Seventy-nine percent of CEOs say a shortage of skilled talent is one of their top three worries. But these business leaders need not stress about the talent gap if they leverage strategic workforce planning. No matter the size, structure, or value of an organization, evaluating your workforce, identifying gaps, and planning for future needs is an excellent way to sustain growth.
What is workforce planning?
Workforce planning is a systematic process where you analyze current and future workforce needs. By ensuring you have the right number of employees with the right skills in the right positions at the right time, you can avoid workforce risks. You also need to develop a plan for overcoming current or potential skill gaps and to ensure you have access to a talent pipeline full of the type of employees you need. Aligning business goals with your people strategy through workforce planning helps to maximize profit, avoid surprises, and ensure long-term success.

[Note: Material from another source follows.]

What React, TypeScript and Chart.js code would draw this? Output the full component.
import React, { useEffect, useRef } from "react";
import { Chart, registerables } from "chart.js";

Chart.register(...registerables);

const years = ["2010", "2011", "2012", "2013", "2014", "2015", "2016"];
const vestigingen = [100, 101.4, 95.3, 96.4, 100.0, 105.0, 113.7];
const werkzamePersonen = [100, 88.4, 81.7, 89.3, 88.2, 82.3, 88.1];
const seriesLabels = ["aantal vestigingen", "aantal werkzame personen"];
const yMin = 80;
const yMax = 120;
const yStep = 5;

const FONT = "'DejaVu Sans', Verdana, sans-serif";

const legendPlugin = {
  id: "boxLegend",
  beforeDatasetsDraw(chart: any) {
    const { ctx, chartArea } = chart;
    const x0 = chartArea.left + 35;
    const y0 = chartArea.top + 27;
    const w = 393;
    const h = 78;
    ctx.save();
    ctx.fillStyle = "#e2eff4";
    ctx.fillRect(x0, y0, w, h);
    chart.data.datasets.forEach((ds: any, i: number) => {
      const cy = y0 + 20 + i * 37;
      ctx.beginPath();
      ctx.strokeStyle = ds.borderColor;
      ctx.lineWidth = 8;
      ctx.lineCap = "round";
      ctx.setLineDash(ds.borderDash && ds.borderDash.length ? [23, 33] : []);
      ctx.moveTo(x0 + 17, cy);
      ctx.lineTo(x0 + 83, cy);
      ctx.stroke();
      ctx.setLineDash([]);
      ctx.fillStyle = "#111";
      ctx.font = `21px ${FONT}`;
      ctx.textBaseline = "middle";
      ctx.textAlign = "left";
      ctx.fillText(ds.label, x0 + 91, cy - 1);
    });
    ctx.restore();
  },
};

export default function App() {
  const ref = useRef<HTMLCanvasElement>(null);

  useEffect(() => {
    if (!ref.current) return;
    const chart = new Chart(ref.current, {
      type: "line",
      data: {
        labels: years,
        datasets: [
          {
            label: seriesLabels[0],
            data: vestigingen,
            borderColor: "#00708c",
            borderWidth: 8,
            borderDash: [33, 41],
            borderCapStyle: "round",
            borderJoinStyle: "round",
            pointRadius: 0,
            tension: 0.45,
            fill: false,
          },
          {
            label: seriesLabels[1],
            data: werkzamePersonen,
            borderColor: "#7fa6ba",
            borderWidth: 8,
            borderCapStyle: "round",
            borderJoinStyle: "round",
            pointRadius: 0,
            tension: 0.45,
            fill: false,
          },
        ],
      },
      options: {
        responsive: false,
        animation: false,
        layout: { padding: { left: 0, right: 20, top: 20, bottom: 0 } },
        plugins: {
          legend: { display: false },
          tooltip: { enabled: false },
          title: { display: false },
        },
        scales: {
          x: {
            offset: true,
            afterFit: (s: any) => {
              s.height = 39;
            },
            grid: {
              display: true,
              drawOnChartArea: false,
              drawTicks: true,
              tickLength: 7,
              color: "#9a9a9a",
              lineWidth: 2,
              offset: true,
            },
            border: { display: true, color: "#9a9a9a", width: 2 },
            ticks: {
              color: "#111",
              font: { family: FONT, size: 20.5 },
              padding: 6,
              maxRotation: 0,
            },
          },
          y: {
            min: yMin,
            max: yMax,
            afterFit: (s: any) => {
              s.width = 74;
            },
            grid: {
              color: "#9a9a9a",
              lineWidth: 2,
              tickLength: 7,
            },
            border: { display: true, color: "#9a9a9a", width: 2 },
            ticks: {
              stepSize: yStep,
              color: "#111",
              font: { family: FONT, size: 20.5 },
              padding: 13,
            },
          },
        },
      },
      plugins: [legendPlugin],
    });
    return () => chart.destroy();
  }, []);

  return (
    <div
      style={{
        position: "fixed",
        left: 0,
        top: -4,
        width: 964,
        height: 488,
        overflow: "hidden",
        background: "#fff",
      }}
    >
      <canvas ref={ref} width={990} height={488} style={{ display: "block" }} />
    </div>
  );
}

The value of workforce planning strategies for organizations
Workforce planning provides a clear, concise, and data-driven direction for current and future staffing, as well as workforce development. It also identifies key skill or training gaps. Ultimately, successful workforce planning creates ongoing access to talent pipelines for filling roles as needed.

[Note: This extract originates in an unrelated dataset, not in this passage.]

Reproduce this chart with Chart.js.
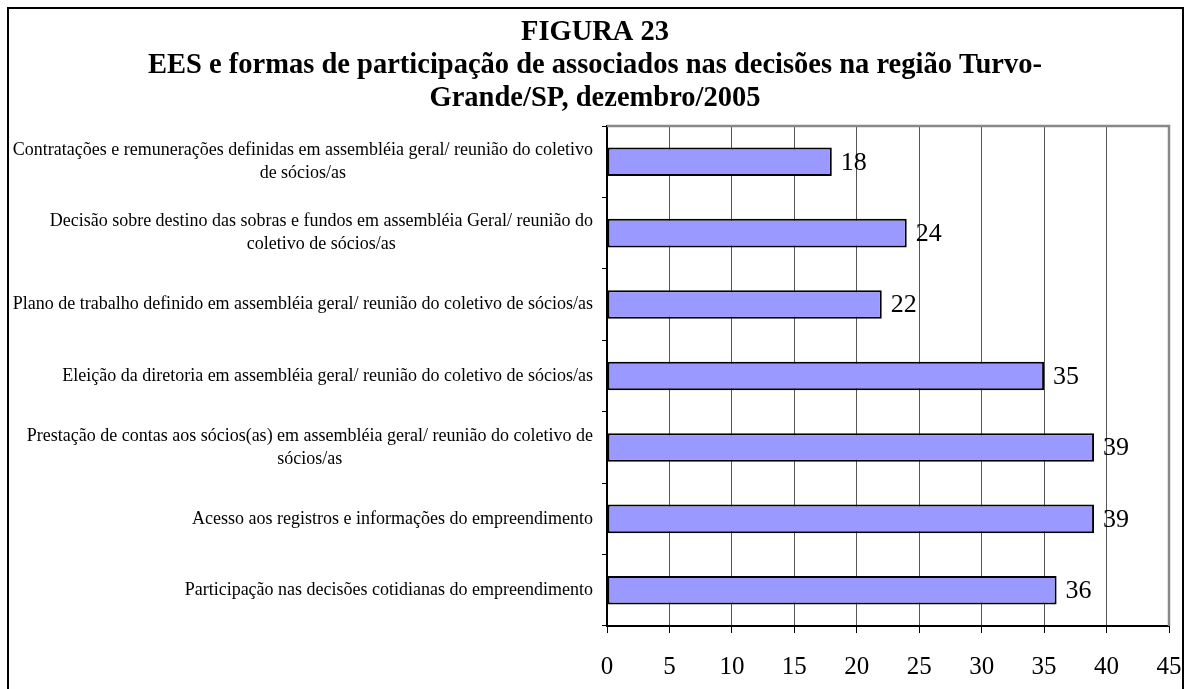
<!DOCTYPE html>
<html>
<head>
<meta charset="utf-8">
<script src="https://cdn.jsdelivr.net/npm/chart.js@4/dist/chart.umd.min.js"></script>
<style>
  html, body { margin: 0; padding: 0; background: #fff; }
  #wrap { position: relative; width: 1189px; height: 689px; }
</style>
</head>
<body>
<div id="wrap"><canvas id="c" width="1189" height="689"></canvas></div>
<script>
const titleLines = [
  'FIGURA 23',
  'EES e formas de participação de associados nas decisões na região Turvo-',
  'Grande/SP, dezembro/2005'
];
const categories = [
  ['Contratações e remunerações definidas em assembléia geral/ reunião do coletivo', 'de sócios/as'],
  ['Decisão sobre destino das sobras e fundos em assembléia Geral/ reunião do', 'coletivo de sócios/as'],
  ['Plano de trabalho definido em assembléia geral/ reunião do coletivo de sócios/as'],
  ['Eleição da diretoria em assembléia geral/ reunião do coletivo de sócios/as'],
  ['Prestação de contas aos sócios(as) em assembléia geral/ reunião do coletivo de', 'sócios/as'],
  ['Acesso aos registros e informações do empreendimento'],
  ['Participação nas decisões cotidianas do empreendimento']
];
const values = [18, 24, 22, 35, 39, 39, 36];
const xTicks = [0, 5, 10, 15, 20, 25, 30, 35, 40, 45];

const SERIF = "'Liberation Serif', 'Times New Roman', serif";

const decor = {
  id: 'decor',
  beforeDraw(chart) {
    const ctx = chart.ctx;
    ctx.save();
    ctx.fillStyle = '#fff';
    ctx.fillRect(0, 0, chart.width, chart.height);
    ctx.restore();
  },
  beforeDatasetsDraw(chart) {
    const ctx = chart.ctx, a = chart.chartArea;
    ctx.save();
    ctx.strokeStyle = '#888';
    ctx.lineWidth = 2.5;
    ctx.beginPath();
    ctx.moveTo(a.left, a.top);
    ctx.lineTo(a.right, a.top);
    ctx.lineTo(a.right, a.bottom);
    ctx.stroke();
    ctx.restore();
  },
  afterDatasetsDraw(chart) {
    const ctx = chart.ctx;
    const meta = chart.getDatasetMeta(0);
    ctx.save();
    ctx.fillStyle = '#000';
    ctx.font = '26px ' + SERIF;
    ctx.textAlign = 'left';
    ctx.textBaseline = 'middle';
    meta.data.forEach((bar, i) => {
      ctx.fillText(String(values[i]), bar.x + 9, bar.y + 1);
    });
    ctx.restore();
  },
  afterDraw(chart) {
    const ctx = chart.ctx;
    const y = chart.scales.y;
    ctx.save();
    // category labels: block right-aligned, lines centered within block
    ctx.fillStyle = '#000';
    ctx.font = '18px ' + SERIF;
    ctx.textBaseline = 'middle';
    ctx.textAlign = 'center';
    const right = 593, lh = 23;
    categories.forEach((lines, i) => {
      const cy = y.getPixelForValue(i);
      const w = Math.max(...lines.map(l => ctx.measureText(l).width));
      const cx = right - w / 2;
      lines.forEach((l, j) => {
        ctx.fillText(l, cx, cy + (j - (lines.length - 1) / 2) * lh);
      });
    });
    // title
    ctx.font = 'bold 28.5px ' + SERIF;
    ctx.textBaseline = 'alphabetic';
    ctx.textAlign = 'center';
    titleLines.forEach((t, i) => {
      ctx.fillText(t, 595, 40 + i * 33);
    });
    // outer frame
    ctx.strokeStyle = '#000';
    ctx.lineWidth = 2;
    ctx.strokeRect(8, 8, 1175, 700);
    ctx.restore();
  }
};

new Chart(document.getElementById('c'), {
  type: 'bar',
  data: {
    labels: categories,
    datasets: [{
      data: values,
      backgroundColor: '#9999FF',
      borderColor: '#000',
      borderWidth: 2,
      borderSkipped: false,
      barPercentage: 0.8,
      categoryPercentage: 0.5
    }]
  },
  options: {
    indexAxis: 'y',
    responsive: false,
    animation: false,
    devicePixelRatio: 1,
    layout: { padding: { top: 126, right: 20, left: 0, bottom: 0 } },
    plugins: {
      legend: { display: false },
      title: { display: false },
      tooltip: { enabled: false }
    },
    scales: {
      x: {
        min: 0, max: 45,
        afterBuildTicks(scale) { scale.ticks = xTicks.map(v => ({ value: v })); },
        afterFit(scale) { scale.height = 63; scale.paddingLeft = 0; scale.paddingRight = 0; },
        grid: { color: '#555', lineWidth: 1, tickColor: '#000', tickLength: 7, drawOnChartArea: true },
        border: { color: '#000', width: 2 },
        ticks: { color: '#000', font: { family: SERIF, size: 25 }, padding: 19, maxRotation: 0, autoSkip: false }
      },
      y: {
        afterFit(scale) { scale.width = 607; },
        grid: { drawOnChartArea: false, color: '#000', tickColor: '#000', tickLength: 5, offset: true },
        border: { color: '#000', width: 2 },
        ticks: { display: false }
      }
    }
  },
  plugins: [decor]
});
</script>
</body>
</html>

The workforce planning process
There are five stages of workforce planning.
1. Strategic Direction
Understanding the strategic direction of your organization is the first step to aligning your workforce planning. Look at challenges, long and short-term organizational goals, funding, and strengths.
2. Supply Analysis
Analyze your current workforce, by looking at turnover, recruiting sources, and workload.
3. Demand Analysis
Analyze your company’s current and projected workforce requirements. Examine anticipated changes, number of employees needed to deliver a good or service, and how workload changes as the number of employees change.
4. Gap analysis
Look at the gaps between workforce demand and supply and define top priority gaps with the greatest impact on organizational performance. Examine hard-to-fill positions or locations, looming retirements, and skill gaps.
5. Solution analysis
The appropriate workforce interventions and activities to close identified workforce gaps and enable your organization to meet its strategic goals. Leverage what you have learned to determine the areas of greatest need and develop and socialize your new workforce goals.
Tips for executing a successful workplace planning strategy
Lack of leadership buy-in is a common barrier to success. For this reason, it is important to designate leadership to manage the process. You should have HR finance, operations, and the C-suite on board.
Consider where the company is headed and the people strategy needed to get there. Remember that you should always be aligning workforce planning with the business’s overall strategic goals.
A large part of workforce planning is developing the workforce you have through internal career development initiatives, as well as ensuring you have the right team for succession planning.
Overcoming challenges in workforce planning
Below are three main challenges you may experience as you execute a strong workforce planning initiative:
Focusing on the short term
Workforce planning takes time. Consider the long game and understand that your efforts may not pay off immediately. A lot of workforce planning is preparing for gaps and trends that may not have happened yet.
Gathering accurate data about the current workforce
It is important to ensure you fully understand your current workforce, talent and skill gaps. Collect data on the demographics of your workforce and then you can make smart data-driven decisions.
Limitations of forecasting
Cloud-based, data-driven workforce planning tools can help create more agile workforce planning, but they cannot predict everything. The business environment is constantly in flux, so it is wise to have contingency plans for a variety of scenarios, especially when your predictive analytics don’t pan out.
Think Strategically
When in doubt, your business can bring in an expert. For example, Orion Talent’s HireSkills solution helps clients establish a robust pipeline with a hard-to-reach talent pool to close the skills gap. This seamless pipeline of employees is highly skilled and wants a long-term career, greatly reducing turnover and filling the gaps you have identified.
Whether you go it alone or bring in an expert, workforce planning should always be approached strategically. When executed correctly, you will experience reduced labor costs, improved retention, increased productivity, and better KPIs.